Eylon Caplan




Hello! I am a second-year Ph.D. student in the Department of Computer Science at Purdue University, advised by Prof. Dan Goldwasser. My work centers on using natural language processing to understand and draw conclusions from large amounts of unstructured data. In particular, I build scalable and interpretable NLP systems that reason about human behavior, beliefs, and values as expressed in noisy real-world corpora—especially social media.

Recently, I developed ConceptCarve, a framework for identifying how abstract social concepts are expressed across communities by combining language model reasoning with scalable retrieval. I also introduced the Splits! dataset, a large Reddit-based dataset with demographic and topical annotations which allows for investigation of how different demographic groups communicate about shared topics. From a technical standpoint, my work has extensively involved large-scale data processing, retrieval, reranking, text clustering, and dataset design, collection, and validation.

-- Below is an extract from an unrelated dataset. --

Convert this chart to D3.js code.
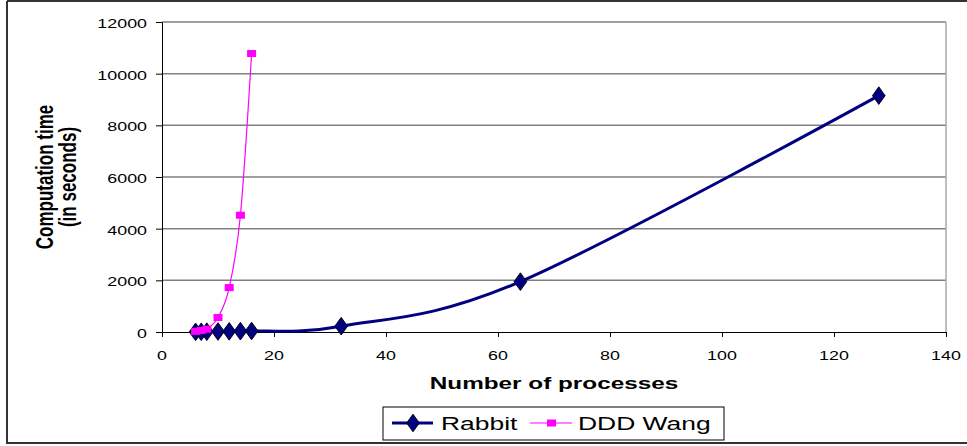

Before coming to Purdue, I earned my B.Sc. in Computer Science and Mathematics from the University of Nebraska–Lincoln. There, I worked with Prof. Stephen Scott on continuous-layered neural architectures guided by integral equations, and with Prof. M. R. Hasan on improving classification performance for rare classes.




News

  • May 2025 — Submitted VIBE: Can a VLM Read the Room? to EMNLP 2025 (under review) (arXiv).
  • May 2025 — Our paper, ConceptCarve: Dynamic Realization of Evidence has been accepted to ACL 2025 Main Conference! (link).
  • Apr 2025 — Submitted Splits! A Flexible Dataset for Evaluating a Model’s Demographic Social Inference (under review) (arXiv).
  • Jan 2025 — Released ACL Searcher, an open-source semantic search tool for ACL paper abstracts using ColBERT (GitHub).
  • Dec 2024 — Submitted ConceptCarve: Dynamic Realization of Evidence to ACL 2025 (under review) (arXiv).
  • Aug 2023 — Started my Ph.D. in Computer Science at Purdue University (advisor: Dan Goldwasser).
  • Aug 2020 — Completed a second UCARE undergraduate research fellowship at UNL with Prof. Stephen Scott. Presented Continuous-Layered Dense Artificial Neural Networks at the 2020 Virtual UCARE Symposium.
  • Aug 2019 — Completed a UCARE undergraduate research fellowship at UNL with Prof. M. R. Hasan. Presented Improving Accuracy of Rare Classes in Machine Learning Classifiers at the 2019 Virtual UCARE Symposium, and was featured in a UNL article.